O Japão era um exemplo a ser imitado e um alvo a ser superado. O respeito pelas conquistas do Japão se misturava com a desconfiança em relação ao vizinho.

O Japão pós-guerra também influenciou o foco sul-coreano na indústria pesada. O Japão teve o seu Plano Econômico de Longo Prazo promulgado em 1957, cuja a estratégia consistia em ampliar a produção industrial para alcançar o nível de 10 bilhões em exportações dentro de dez anos. A experiência japonesa serviu de mapa para o sul-coreanos nos anos ’70, apesar de Park já imita-los desde o início de sua estadia no poder. O Ato de Promoção da Indústria de Maquinaria da Coreia do Sul (1967) era quase idêntico ao ato de Medidas Temporárias para Promover a Indústria de Maquinaria japonês (1956), assim como o Ato de Promoção da Indústria de Eletrônicos sul-coreano (1969) em relação a Medida Temporária para  Promover a Indústria de Eletrônicos do Japão (1957).

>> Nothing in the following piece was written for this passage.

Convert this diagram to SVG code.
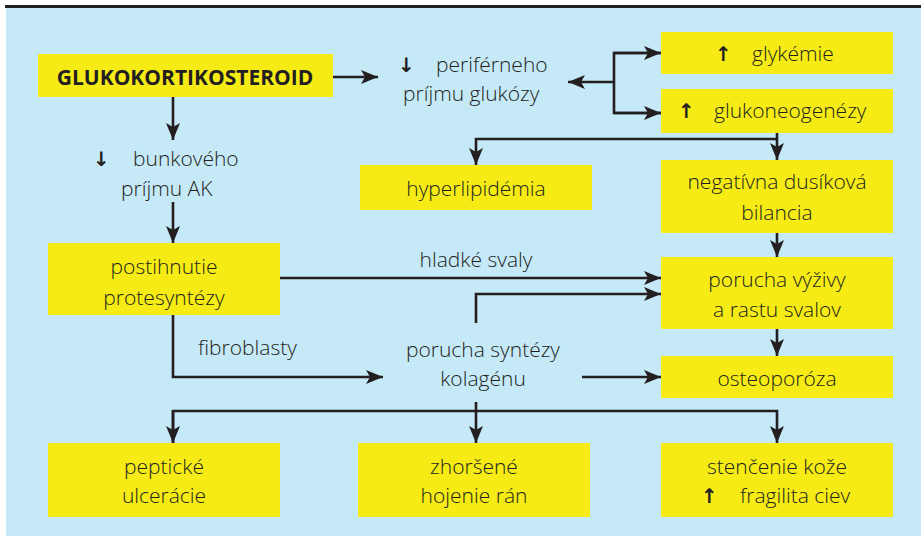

A Coreia do Sul também emulou o sistema japonês de de Companhia Geral de Comércio (General Trading Company, Shogo Shosha; CGC). A ideia é desenvolver alguns campeões nacionais, trazendo importadores e exportadores de pequena e média escala para a sombra de uma casa de comércio gigante, facilitando a logística, a transmissão de informação, controle de qualidade e coordenação de produções, tudo através de uma burocracia do Estado. O crescimento das exportações foi promovido com a seleção de alguns chaebols (grandes conglomerados sul-coreanos) como centros das exportações do país e concentrando os recursos por trás de seu processo de formação para criar os gigantes de exportação.  O modelo sul-coreano dava maior ênfase no crescimento das exportações, era mais dependente do apoio do Estado, com uma organização mais hierárquica e mais seletivo na escolha das mercadorias estratégicas (a Coreia do Sul se encontrava numa condição menos favorável que o Japão).

“As ideias da política de industrialização do Japão pós-guerra, direção administrativa e CGCs moldaram suas decisões no que concerne as estratégias de modernização e seus veículos institucionais depois da tomada do poder em 1961.”(pg. 122)

“Enquanto o Japão Imperial construía sua personalidade, o Japão do pós-guerra proveu Park com ideias instrumentais de como garantir eficiência industrial e administrativa, maximizar o efeito da intervenção do Estado no crescimento e mobilizar a sociedade para a modernização.” (pg. 122)

Fontes:

Chung-in Moon e Byung-joon Jun, “Modernization Strategy: Ideas and Influences”, em “The Park Chung Hee Era – The Transformation of South Korea” , org. Byung-kook Kim e Ezra F. Vogel, Harvard University Press, 2011.